From Christian recording artist David Crowder to the entirety of the Boston Red Sox baseball team, today’s American male is in love with beards. The longer and shabbier, the better. By that standard alone the Duck Dynasty guys are superstars.

 

There’s also the adolescent one-up-mans-ship that occupies every waking moment. It’s fun for those of us glued to the tv, watching with the same kind of fascination we have when we see a neighbor’s teen-aged children doing something we know is headed toward a train wreck. No he didn’t  is my normal response to stuff the Robertsons do.  Ping-pong in the company store to annoy Willie. Who can catch the most frogs. Destroying a beaver dam with a flame-thrower. Blowing up an old truck. On and on it goes—always a race, a spitting contest with each other. Call it Boys Go Wild.

 

But something almost always screws up. You can follow the plot (such as they are) of almost every episode and know that, in the end, something’s going to go wrong,  misfire, be misunderstood and in general just not work like it was supposed to. All part of the fun.

 

Here’s something else. Men can be men on Duck Dynasty. They grow beards, wear cammies to work, shoot guns, kill animals, skin and eat them, blow things up, drive big trucks. No girly-men need apply. I’m surprised the ACLU hasn’t filed some sort of legal action against the show, claiming it’s offensive to all those sensitive souls that our nation seems to be producing more and more of.

 

Then there’s the business side. The Robertson clan is made up of serious business guys.
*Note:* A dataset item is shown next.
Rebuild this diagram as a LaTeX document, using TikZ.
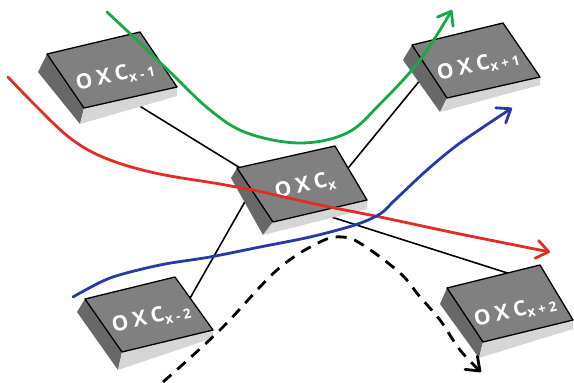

They make money—a lot of money. Beginning with Phil’s original business hand-crafting the best-selling duck call of all time, “Duck Commander,” he and his family have built a corporate empire. When you add the income stream from their television show, these guys are rolling in dough. More power to them. Making money is no sin, and a success story like theirs is an encouragement to the rest of us.

 

The extended Robertson family is itself another reason we love to watch Duck Dynasty. Just seeing a multi-generational family getting along with each other without the sex, booze, hatred and violence that dominates most television is so refreshing that it seems like the show is a new world. It’s not. The sad fact is that the way the Robertsons live is the way we used to live a couple of generations ago. Families really did used to stay together and care more about one another than about themselves.

 

Most of all, we watch Duck Dynasty because of the Robertson’s faith. Not some touchy-feely kind of vague religion, but a robust and vibrant Christian faith fully lived out in home, work and church. A faith that ends every episode with the family gathered around a table loaded with food prepared by Miss Kay, the clan’s matriarch, while Phil offers a prayer for the blessings their family has received. A prayer that always ends in Jesus’ Name.

 

This odd collection of people has taken the country by storm. Duck Dynasty is the most successful cable-television show in history and shows no signs of slowing down. Its fourth season premier two months ago drew almost 12 million viewers. Hilarious factoid: the show even showed up in this week’s New York Magazine interview with United States Supreme Court Justice Antonin Scalia. Scalia is the most influential conservative legal mind in the country whose rulings impact the nation more than any politician. When asked what television shows he watches he said what you’d expect him to say, that he doesn’t enjoy television at all. Then a long pause. Then he said, “Except for Duck Dynasty.”

 

They’re backwoods, redneck, gun-happy, Jesus-loving and as far from politically correct as you can be…and we love them.